--- Plotting code records ---
▬▬▬▬▬▬▬▬▬▬

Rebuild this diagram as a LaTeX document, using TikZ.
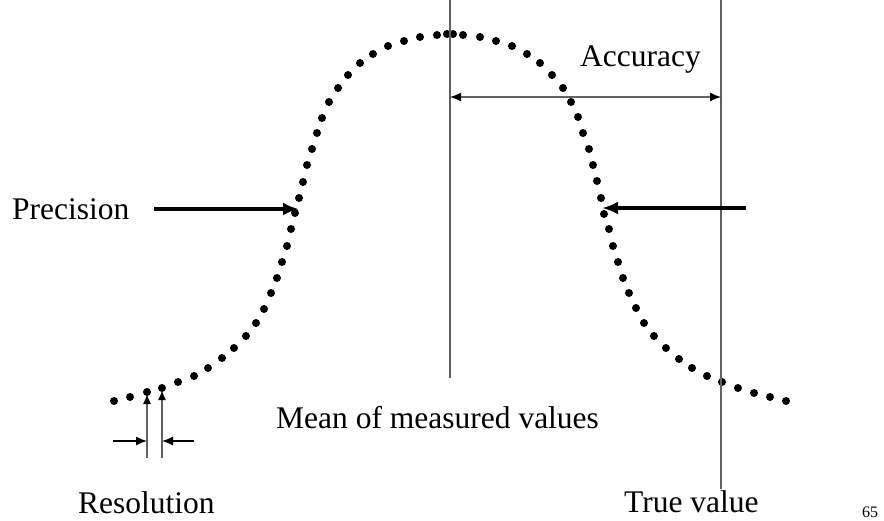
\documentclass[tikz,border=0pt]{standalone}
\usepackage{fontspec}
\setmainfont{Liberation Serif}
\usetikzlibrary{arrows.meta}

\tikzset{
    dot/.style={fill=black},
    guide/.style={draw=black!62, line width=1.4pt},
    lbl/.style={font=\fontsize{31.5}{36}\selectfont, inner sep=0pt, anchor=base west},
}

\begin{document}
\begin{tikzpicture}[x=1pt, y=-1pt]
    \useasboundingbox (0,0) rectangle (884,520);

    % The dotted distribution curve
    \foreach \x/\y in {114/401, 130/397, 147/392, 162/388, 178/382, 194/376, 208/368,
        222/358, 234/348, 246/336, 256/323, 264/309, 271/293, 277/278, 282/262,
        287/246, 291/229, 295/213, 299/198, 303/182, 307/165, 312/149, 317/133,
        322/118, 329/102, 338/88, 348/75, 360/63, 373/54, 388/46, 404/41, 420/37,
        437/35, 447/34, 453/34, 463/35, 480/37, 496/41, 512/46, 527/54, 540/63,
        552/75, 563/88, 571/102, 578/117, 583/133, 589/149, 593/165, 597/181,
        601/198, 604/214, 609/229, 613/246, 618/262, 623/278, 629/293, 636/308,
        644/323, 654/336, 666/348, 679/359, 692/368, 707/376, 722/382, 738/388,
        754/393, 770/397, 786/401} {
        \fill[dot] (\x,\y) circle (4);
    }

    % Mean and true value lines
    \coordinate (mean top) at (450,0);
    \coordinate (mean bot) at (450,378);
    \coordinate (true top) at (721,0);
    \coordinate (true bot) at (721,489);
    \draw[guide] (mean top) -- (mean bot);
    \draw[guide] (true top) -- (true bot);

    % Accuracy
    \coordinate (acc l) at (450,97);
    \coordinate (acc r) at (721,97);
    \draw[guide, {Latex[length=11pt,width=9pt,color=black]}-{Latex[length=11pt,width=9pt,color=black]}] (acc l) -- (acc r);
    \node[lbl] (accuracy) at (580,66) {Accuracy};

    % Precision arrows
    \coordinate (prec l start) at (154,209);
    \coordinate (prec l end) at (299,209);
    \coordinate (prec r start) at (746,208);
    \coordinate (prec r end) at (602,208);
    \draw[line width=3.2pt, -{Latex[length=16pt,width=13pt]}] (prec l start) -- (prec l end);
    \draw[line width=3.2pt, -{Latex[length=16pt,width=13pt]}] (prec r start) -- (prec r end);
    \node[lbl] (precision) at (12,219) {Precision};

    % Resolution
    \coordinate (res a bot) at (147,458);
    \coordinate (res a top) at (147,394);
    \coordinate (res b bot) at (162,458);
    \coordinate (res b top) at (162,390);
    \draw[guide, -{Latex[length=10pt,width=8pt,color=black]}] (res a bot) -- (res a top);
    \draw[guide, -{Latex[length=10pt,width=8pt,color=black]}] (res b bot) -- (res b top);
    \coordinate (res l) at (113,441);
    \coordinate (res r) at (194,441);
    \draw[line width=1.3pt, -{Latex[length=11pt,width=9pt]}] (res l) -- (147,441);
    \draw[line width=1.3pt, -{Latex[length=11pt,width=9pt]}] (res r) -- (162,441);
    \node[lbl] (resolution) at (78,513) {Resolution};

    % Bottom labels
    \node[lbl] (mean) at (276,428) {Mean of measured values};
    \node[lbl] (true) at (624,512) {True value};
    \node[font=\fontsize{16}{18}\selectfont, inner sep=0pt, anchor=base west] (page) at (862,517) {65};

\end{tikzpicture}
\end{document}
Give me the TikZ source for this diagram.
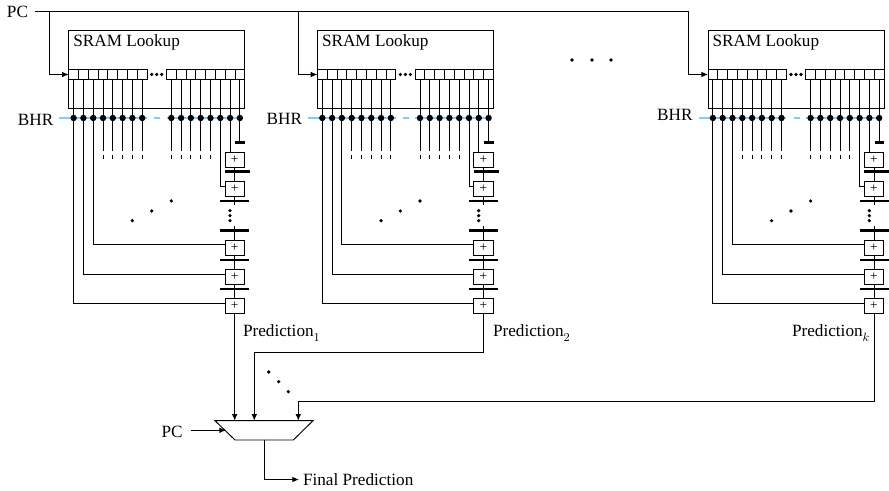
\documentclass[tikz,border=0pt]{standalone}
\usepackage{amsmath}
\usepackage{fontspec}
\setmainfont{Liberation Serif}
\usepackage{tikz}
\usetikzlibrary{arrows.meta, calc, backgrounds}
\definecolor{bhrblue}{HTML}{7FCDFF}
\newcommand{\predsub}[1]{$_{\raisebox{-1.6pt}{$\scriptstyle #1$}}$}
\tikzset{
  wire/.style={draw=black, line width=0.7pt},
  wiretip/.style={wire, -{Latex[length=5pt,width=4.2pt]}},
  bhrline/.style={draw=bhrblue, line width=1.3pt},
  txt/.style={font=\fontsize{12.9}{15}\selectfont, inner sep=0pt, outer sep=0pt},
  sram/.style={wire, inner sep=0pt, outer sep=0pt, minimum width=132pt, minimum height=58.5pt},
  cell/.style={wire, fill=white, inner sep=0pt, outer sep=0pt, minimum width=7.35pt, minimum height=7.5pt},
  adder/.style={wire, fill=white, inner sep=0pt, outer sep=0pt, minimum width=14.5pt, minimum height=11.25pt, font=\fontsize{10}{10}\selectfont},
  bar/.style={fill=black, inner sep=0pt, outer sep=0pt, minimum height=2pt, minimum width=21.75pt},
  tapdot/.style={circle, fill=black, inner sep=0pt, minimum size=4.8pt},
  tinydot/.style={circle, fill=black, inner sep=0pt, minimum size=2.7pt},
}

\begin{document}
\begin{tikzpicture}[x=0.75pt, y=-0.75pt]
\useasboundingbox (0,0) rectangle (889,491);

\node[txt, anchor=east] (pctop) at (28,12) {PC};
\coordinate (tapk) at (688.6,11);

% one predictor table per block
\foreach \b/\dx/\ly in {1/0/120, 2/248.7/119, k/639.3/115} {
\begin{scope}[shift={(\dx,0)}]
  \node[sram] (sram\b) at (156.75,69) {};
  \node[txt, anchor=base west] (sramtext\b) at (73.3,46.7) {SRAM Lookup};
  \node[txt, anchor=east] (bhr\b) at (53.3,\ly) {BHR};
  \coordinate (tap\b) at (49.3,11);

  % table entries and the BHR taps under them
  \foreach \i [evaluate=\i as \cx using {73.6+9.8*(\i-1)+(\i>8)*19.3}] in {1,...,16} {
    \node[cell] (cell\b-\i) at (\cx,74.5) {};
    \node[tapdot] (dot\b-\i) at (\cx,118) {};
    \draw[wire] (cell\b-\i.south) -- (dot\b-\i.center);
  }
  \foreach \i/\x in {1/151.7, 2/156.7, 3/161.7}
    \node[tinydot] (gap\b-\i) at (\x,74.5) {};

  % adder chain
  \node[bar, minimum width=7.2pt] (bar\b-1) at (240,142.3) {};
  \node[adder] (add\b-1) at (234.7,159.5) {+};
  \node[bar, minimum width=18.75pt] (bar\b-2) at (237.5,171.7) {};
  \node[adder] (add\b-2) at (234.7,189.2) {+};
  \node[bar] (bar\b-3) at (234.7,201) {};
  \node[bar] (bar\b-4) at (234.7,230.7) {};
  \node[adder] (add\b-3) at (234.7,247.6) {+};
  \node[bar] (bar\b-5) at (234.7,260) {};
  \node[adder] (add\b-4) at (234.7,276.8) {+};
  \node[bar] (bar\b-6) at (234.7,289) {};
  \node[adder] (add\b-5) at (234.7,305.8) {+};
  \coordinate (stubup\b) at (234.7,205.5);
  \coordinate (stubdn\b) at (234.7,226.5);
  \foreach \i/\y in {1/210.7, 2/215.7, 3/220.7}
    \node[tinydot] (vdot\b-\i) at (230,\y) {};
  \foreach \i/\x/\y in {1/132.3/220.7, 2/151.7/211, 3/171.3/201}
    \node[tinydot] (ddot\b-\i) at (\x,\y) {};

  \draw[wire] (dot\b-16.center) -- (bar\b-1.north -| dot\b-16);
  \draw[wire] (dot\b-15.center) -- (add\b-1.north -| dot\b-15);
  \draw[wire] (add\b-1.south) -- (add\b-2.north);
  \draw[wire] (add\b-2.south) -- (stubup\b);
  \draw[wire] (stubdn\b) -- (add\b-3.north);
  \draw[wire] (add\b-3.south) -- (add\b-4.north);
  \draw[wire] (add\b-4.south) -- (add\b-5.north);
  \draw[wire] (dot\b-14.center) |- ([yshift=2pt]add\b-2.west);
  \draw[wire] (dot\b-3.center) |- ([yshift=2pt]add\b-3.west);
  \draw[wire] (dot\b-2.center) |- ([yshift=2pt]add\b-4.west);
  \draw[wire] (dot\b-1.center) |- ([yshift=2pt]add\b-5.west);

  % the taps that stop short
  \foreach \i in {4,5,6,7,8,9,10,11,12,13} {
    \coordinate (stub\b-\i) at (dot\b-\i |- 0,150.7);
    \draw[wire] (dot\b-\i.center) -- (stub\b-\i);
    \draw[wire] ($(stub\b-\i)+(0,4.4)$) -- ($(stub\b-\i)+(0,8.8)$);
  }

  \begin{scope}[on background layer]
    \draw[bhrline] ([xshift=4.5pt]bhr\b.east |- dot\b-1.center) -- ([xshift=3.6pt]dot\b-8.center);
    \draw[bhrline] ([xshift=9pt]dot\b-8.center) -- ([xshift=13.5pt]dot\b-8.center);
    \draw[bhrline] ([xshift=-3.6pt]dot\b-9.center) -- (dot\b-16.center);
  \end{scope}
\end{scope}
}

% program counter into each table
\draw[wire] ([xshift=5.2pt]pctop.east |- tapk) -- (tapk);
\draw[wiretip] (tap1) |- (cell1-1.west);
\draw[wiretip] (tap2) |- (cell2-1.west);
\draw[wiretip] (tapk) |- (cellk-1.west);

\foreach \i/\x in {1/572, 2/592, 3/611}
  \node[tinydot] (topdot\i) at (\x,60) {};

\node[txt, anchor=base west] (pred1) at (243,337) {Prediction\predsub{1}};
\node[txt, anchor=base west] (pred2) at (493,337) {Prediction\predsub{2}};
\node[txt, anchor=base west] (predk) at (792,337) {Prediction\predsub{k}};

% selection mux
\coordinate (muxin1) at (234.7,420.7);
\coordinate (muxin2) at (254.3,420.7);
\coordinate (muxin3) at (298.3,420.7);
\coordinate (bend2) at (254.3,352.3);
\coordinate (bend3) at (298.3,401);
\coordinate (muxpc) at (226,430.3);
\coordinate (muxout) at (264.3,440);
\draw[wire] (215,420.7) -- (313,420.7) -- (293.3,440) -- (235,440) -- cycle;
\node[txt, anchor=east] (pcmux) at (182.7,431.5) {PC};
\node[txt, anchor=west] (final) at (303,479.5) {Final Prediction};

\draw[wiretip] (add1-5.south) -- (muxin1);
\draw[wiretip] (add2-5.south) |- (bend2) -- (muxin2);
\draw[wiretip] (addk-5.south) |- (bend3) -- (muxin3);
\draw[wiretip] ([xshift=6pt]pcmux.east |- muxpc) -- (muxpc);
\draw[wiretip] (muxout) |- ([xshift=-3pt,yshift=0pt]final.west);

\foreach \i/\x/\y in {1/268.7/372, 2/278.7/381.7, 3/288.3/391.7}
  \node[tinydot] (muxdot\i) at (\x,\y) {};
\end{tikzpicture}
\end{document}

▬▬▬▬▬▬▬▬▬▬

--- WHAT TO PRODUCE ---
From the first line above to the line containing "(accuracy) at (580,66)", repeat each line exactly. Pictures stay out.

--- PROBLEM SOLUTION ---
Rebuild this diagram as a LaTeX document, using TikZ.
\documentclass[tikz,border=0pt]{standalone}
\usepackage{fontspec}
\setmainfont{Liberation Serif}
\usetikzlibrary{arrows.meta}

\tikzset{
    dot/.style={fill=black},
    guide/.style={draw=black!62, line width=1.4pt},
    lbl/.style={font=\fontsize{31.5}{36}\selectfont, inner sep=0pt, anchor=base west},
}

\begin{document}
\begin{tikzpicture}[x=1pt, y=-1pt]
    \useasboundingbox (0,0) rectangle (884,520);

    % The dotted distribution curve
    \foreach \x/\y in {114/401, 130/397, 147/392, 162/388, 178/382, 194/376, 208/368,
        222/358, 234/348, 246/336, 256/323, 264/309, 271/293, 277/278, 282/262,
        287/246, 291/229, 295/213, 299/198, 303/182, 307/165, 312/149, 317/133,
        322/118, 329/102, 338/88, 348/75, 360/63, 373/54, 388/46, 404/41, 420/37,
        437/35, 447/34, 453/34, 463/35, 480/37, 496/41, 512/46, 527/54, 540/63,
        552/75, 563/88, 571/102, 578/117, 583/133, 589/149, 593/165, 597/181,
        601/198, 604/214, 609/229, 613/246, 618/262, 623/278, 629/293, 636/308,
        644/323, 654/336, 666/348, 679/359, 692/368, 707/376, 722/382, 738/388,
        754/393, 770/397, 786/401} {
        \fill[dot] (\x,\y) circle (4);
    }

    % Mean and true value lines
    \coordinate (mean top) at (450,0);
    \coordinate (mean bot) at (450,378);
    \coordinate (true top) at (721,0);
    \coordinate (true bot) at (721,489);
    \draw[guide] (mean top) -- (mean bot);
    \draw[guide] (true top) -- (true bot);

    % Accuracy
    \coordinate (acc l) at (450,97);
    \coordinate (acc r) at (721,97);
    \draw[guide, {Latex[length=11pt,width=9pt,color=black]}-{Latex[length=11pt,width=9pt,color=black]}] (acc l) -- (acc r);
    \node[lbl] (accuracy) at (580,66) {Accuracy};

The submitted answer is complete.